In fact, this practice has become so common that the National Research Council alone produces more than 200 such assessment reports each year.

The new book Discerning Experts: The Practice of Scientific Assessment for Environmental Policy explores the origins of modern scientific assessments and asks whether all these reports are actually doing what we think they are.

“We begin the book with discussion of spirit discernment in the Middle Ages,” coauthor Naomi Oreskes told Living Lab Radio. Oreskes is a professor of the history of science at Harvard University.

“There were actually expert panels of bishops and priests who were called upon to judge whether or not a person was possessed by the devil.
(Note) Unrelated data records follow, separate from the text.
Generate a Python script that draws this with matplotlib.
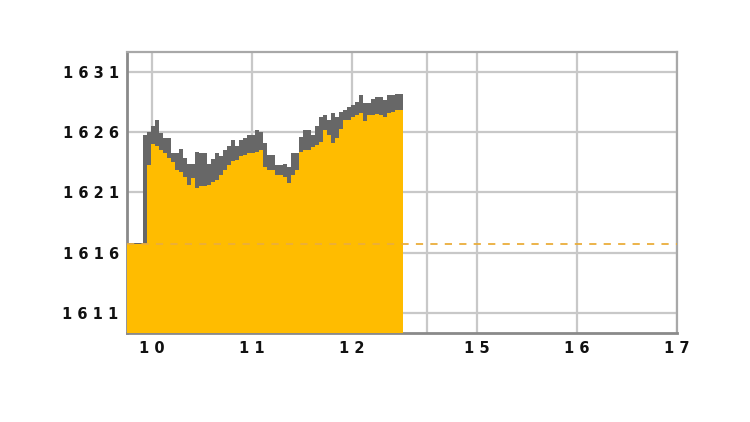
import numpy as np
import matplotlib.pyplot as plt

# Intraday index chart: grey band = high/low range, yellow area = low of each bar
prev_close = 1616.7
start_hour = 9.75      # first bar (chart time units, 1 unit = 1 hour)
bar_len = 0.04         # bar length in hours

low = [1616.7, 1616.7, 1616.7, 1616.7, 1616.7, 1623.3, 1625.0, 1624.9, 1624.5, 1624.3,
       1623.9, 1623.5, 1622.9, 1622.7, 1622.3, 1621.6, 1622.2, 1621.4, 1621.5, 1621.5,
       1621.6, 1621.9, 1622.0, 1622.45, 1622.9, 1623.3, 1623.6, 1623.7, 1624.0, 1624.1,
       1624.25, 1624.25, 1624.4, 1624.5, 1623.1, 1622.9, 1622.9, 1622.45, 1622.45, 1622.3,
       1621.8, 1622.45, 1622.9, 1624.4, 1624.5, 1624.5, 1624.8, 1624.95, 1625.2, 1626.2,
       1625.8, 1625.1, 1625.5, 1626.3, 1627.0, 1627.0, 1627.3, 1627.4, 1627.6, 1626.9,
       1627.4, 1627.4, 1627.5, 1627.45, 1627.3, 1627.6, 1627.7, 1627.85, 1627.85]
high = [1616.85, 1616.85, 1616.85, 1616.85, 1625.8, 1626.0, 1626.5, 1627.0, 1625.9, 1625.5,
        1625.5, 1624.3, 1624.3, 1624.6, 1623.9, 1623.4, 1623.4, 1624.4, 1624.25, 1624.25,
        1623.4, 1623.8, 1624.25, 1624.0, 1624.5, 1624.9, 1625.35, 1624.9, 1625.35, 1625.5,
        1625.8, 1625.8, 1626.2, 1626.05, 1625.1, 1624.1, 1624.1, 1623.3, 1623.3, 1623.4,
        1623.15, 1624.25, 1624.25, 1625.6, 1626.2, 1626.2, 1625.8, 1626.5, 1627.3, 1627.4,
        1627.0, 1627.6, 1627.3, 1627.7, 1627.85, 1628.1, 1628.3, 1628.5, 1629.1, 1628.4,
        1628.4, 1628.8, 1628.9, 1628.9, 1628.7, 1629.1, 1629.1, 1629.2, 1629.2]

y_ticks = [1611, 1616, 1621, 1626, 1631]
x_ticks = [10, 11, 12, 12.75, 13.25, 14.25, 15.25]
x_labels = ["10", "11", "12", "", "15", "16", "17"]

edges = start_hour + bar_len * np.arange(len(low) + 1)

fig = plt.figure(figsize=(7.5, 4.22), dpi=100)
ax = fig.add_axes([127 / 750, 89 / 422, 550 / 750, 281 / 422])

ax.stairs(high, edges, baseline=1600, fill=True, color="#676767", zorder=2)
ax.stairs(low, edges, baseline=1600, fill=True, color="#ffbc00", zorder=3)
ax.axhline(prev_close, color="#eaae3c", linestyle=(0, (4, 4)), lw=1.3, zorder=4)

ax.set_xlim(9.75, 15.25)
ax.set_ylim(1609.34, 1632.66)
ax.set_xticks(x_ticks)
ax.set_xticklabels([" ".join(s) for s in x_labels])
ax.set_yticks(y_ticks)
ax.set_yticklabels([" ".join(str(v)) for v in y_ticks])
ax.tick_params(length=0, labelsize=10.5, colors="#111111", pad=6)
for lbl in ax.get_xticklabels() + ax.get_yticklabels():
    lbl.set_fontweight("bold")
ax.grid(True, color="#c8c8c8", lw=1.6, zorder=0)
ax.set_axisbelow(True)

for side in ["top", "right"]:
    ax.spines[side].set_color("#a8a8a8")
    ax.spines[side].set_linewidth(1.6)
for side in ["left", "bottom"]:
    ax.spines[side].set_color("#8a8a8a")
    ax.spines[side].set_linewidth(2)

fig.savefig("out.png", dpi=100, facecolor="white")
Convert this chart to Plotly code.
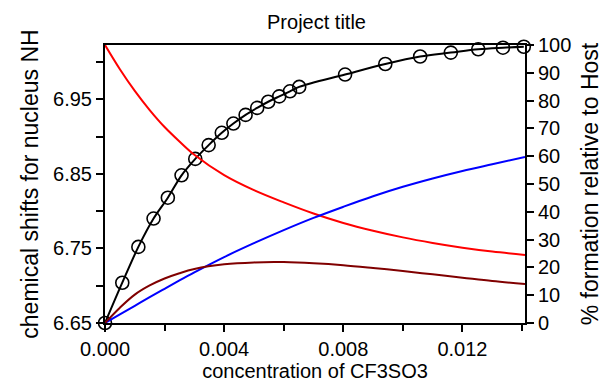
import plotly.graph_objects as go

# observed chemical shifts (left axis)
conc_obs = [0.0, 0.00058, 0.00112, 0.00163, 0.00211, 0.00257, 0.00303, 0.00348,
            0.00392, 0.00431, 0.00472, 0.00511, 0.00548, 0.00585, 0.00621, 0.00652,
            0.00806, 0.00941, 0.01058, 0.01161, 0.01253, 0.01336, 0.01406]
shift_obs = [6.650, 6.704, 6.752, 6.790, 6.818, 6.848, 6.870, 6.8885,
             6.905, 6.9174, 6.929, 6.9384, 6.9466, 6.9538, 6.9606, 6.9665,
             6.9831, 6.9972, 7.0073, 7.0125, 7.017, 7.0191, 7.0204]

# species distribution (% relative to host, right axis)
conc_calc = [0.0, 0.0005, 0.001, 0.0015, 0.002, 0.0025, 0.003, 0.004, 0.005,
             0.006, 0.007, 0.008, 0.009, 0.010, 0.011, 0.012, 0.013, 0.0141]
pct_free = [100, 91.3, 83.5, 76.6, 70.5, 65.3, 60.5, 53.2, 47.8,
            43.4, 39.4, 36.0, 33.2, 30.8, 28.8, 27.1, 25.7, 24.5]
pct_c1 = [0, 3.1, 6.2, 9.3, 12.3, 15.3, 18.2, 23.7, 28.7,
          33.4, 37.8, 41.8, 45.6, 49.0, 52.0, 54.7, 57.1, 59.7]
pct_c2 = [0, 5.5, 10.2, 13.5, 16.0, 17.9, 19.4, 21.1, 21.8,
          21.9, 21.5, 20.8, 19.8, 18.7, 17.5, 16.3, 15.1, 14.0]

FONT = "Arial, Liberation Sans, sans-serif"

fig = go.Figure()
fig.add_trace(go.Scatter(x=conc_calc, y=pct_free, yaxis="y2", mode="lines",
                         line=dict(color="#ff0000", width=2, shape="spline"), showlegend=False))
fig.add_trace(go.Scatter(x=conc_calc, y=pct_c1, yaxis="y2", mode="lines",
                         line=dict(color="#0000ff", width=2, shape="spline"), showlegend=False))
fig.add_trace(go.Scatter(x=conc_calc, y=pct_c2, yaxis="y2", mode="lines",
                         line=dict(color="#800000", width=2, shape="spline"), showlegend=False))
fig.add_trace(go.Scatter(x=conc_obs, y=shift_obs, mode="lines+markers",
                         line=dict(color="black", width=2, shape="spline"),
                         marker=dict(symbol="circle-open", size=13, color="black",
                                     line=dict(width=1.6, color="black")),
                         cliponaxis=False, showlegend=False))

fig.update_layout(
    width=611, height=390,
    margin=dict(l=105, r=83, t=45, b=62),
    paper_bgcolor="white", plot_bgcolor="white",
    font=dict(family=FONT, size=20, color="black"),
    title=dict(text="Project title", x=(105 + 528) / 2 / 611, xanchor="center",
               y=1 - 22 / 390, yanchor="middle", yref="container",
               font=dict(family=FONT, size=20, color="black")),
    xaxis=dict(range=[0, 0.0141], dtick=0.004, tick0=0, tickformat=".3f",
               showline=True, linecolor="black", linewidth=2, mirror=True,
               ticks="outside", ticklen=7, tickwidth=1.5, tickcolor="black",
               minor=dict(dtick=0.002, ticks="outside", ticklen=6, tickcolor="black", tickwidth=1.5),
               showgrid=False, zeroline=False,
               tickfont=dict(size=20),
               title=dict(text="concentration of CF3SO3", font=dict(size=20), standoff=4)),
    yaxis=dict(range=[6.65, 7.0227], tickvals=[6.65, 6.75, 6.85, 6.95], tickformat=".2f",
               showline=True, linecolor="black", linewidth=2,
               ticks="outside", ticklen=7, tickwidth=1.5, tickcolor="black",
               minor=dict(tickvals=[6.70, 6.80, 6.90, 7.00], ticks="outside", ticklen=7,
                          tickcolor="black", tickwidth=1.5),
               showgrid=False, zeroline=False, tickfont=dict(size=20),
               title=dict(text="chemical shifts for nucleus NH", font=dict(size=23), standoff=8)),
    yaxis2=dict(range=[0, 100], dtick=10, overlaying="y", side="right",
                showline=True, linecolor="black", linewidth=2,
                ticks="outside", ticklen=7, tickwidth=1.5, tickcolor="black",
                showgrid=False, zeroline=False, tickfont=dict(size=20),
                title=dict(text="% formation relative to Host", font=dict(size=23), standoff=12)),
)

fig.write_html("out.html")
So, there's a very long tradition,” she said.

Oreskes argues that scientific assessments have come to play an important role in both aggregating science and synthesizing new knowledge.

“The process of integrating information from many different areas of science yields new insights,” she said. “There's a kind of, ‘whole is greater than the sum of its parts.’”

The idea that scientists should reach consensus only picked up steam after World War II, when scientists started worrying that if they didn't speak in a single voice, it would give the impression that they didn't really know what they were talking about.

“Or it [would] be used or abused by people who want to exploit those differences of opinion,” Oreskes said.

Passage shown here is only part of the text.